Uyuşmazlıkta, davacı, aylık kesimi cezasına karşı itiraz yoluna başvurmuş, ancak bu itirazının incelenmek üzere Yükseköğretim Kurulu Başkanlığı’na gönderildiği kendisine bildirilmiş olmasına rağmen, itirazının sonuçlanmasını beklemeden dava açma yoluna gitmiştir.
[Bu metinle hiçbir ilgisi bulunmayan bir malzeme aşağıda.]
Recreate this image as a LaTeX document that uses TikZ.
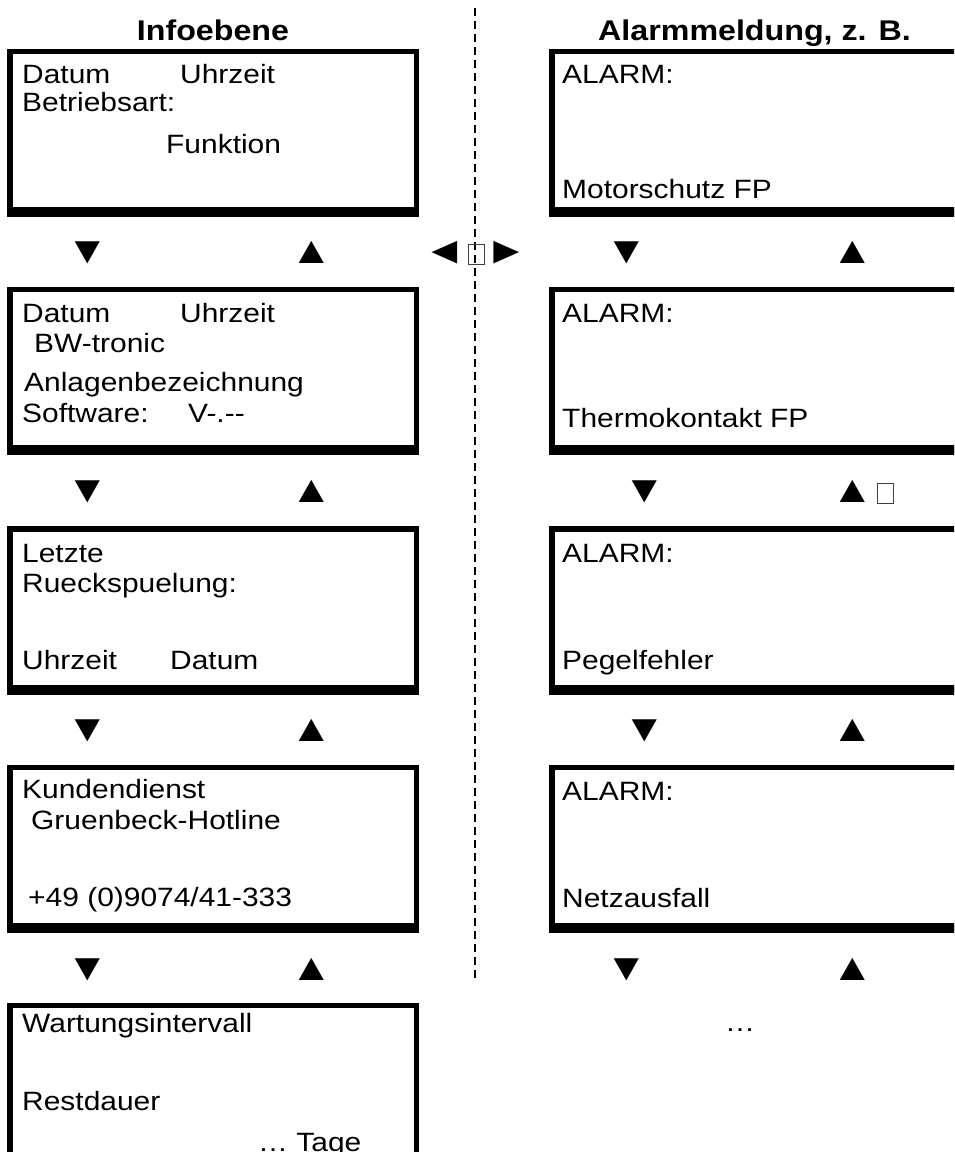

Dava devam ederken, itirazı kabul edilerek, savunma hakkının etkin kullandırılmadığı gerekçesiyle cezası kaldırılmış, sonrasında soruşturma yapılarak 08/02/2010 günlü, 1883 sayılı işlemle kınama cezası verilmiştir.

Bu durumda, davacı tarafından itiraz yoluna başvurulmuş olması nedeniyle nihai şeklini almamış olan aylık kesimi cezasının, dava yoluna başvurulduğu tarih itibarıyla kesinleştiğinden ve hukuki etkisinin başladığından söz edilemeyeceği gibi, bu aşamada yargı merciince incelenmesinde hukuki bir yarar da bulunmadığı, nitekim sonrasında davacının itirazının kabul edilmesi sonucu kaldırılan aylık kesimi cezasının yürütülebilir olma özelliğini yitirdiği anlaşıldığından, itiraz sürecinin sonucu beklenmeden açılan davanın incelenmeksizin reddi gerekirken, sonrasında cezanın kaldırıldığından bahisle karar verilmesine yer olmadığı yolunda hüküm kurulmasında hukuki isabet bulunmamaktadır.

Diğer taraftan, davalı Akdeniz Üniversitesi Rektörlüğü tarafından, idarelerinin 2547 sayılı Kanun’un 56/b maddesi ve 492 sayılı Harçlar Kanunu’nun 13/j maddesi uyarınca harçtan muaf olmaları nedeniyle, aleyhlerine harca hükmedilmesinin hukuka aykırı olduğu ileri sürülmekte ise de, bozma kararı üzerine Dairece yeniden karar verileceğinden, bu kısımla ilgili hüküm kurulmasına olanak bulunmamaktadır.

Açıklanan nedenlerle; davalılardan Akdeniz Üniversitesi Rektörlüğü’nin temyiz isteminin kabulüne, Danıştay Sekizinci Dairesinin 15/12/2010 günlü, E:2009/7229, K:2010/6876 sayılı kararının bozulmasına, kararın tebliğ tarihini izleyen 15 (onbeş) gün içinde karar düzeltme yolu açık olmak üzere, 07.05.2014 gününde, oybirliği ile karar verildi.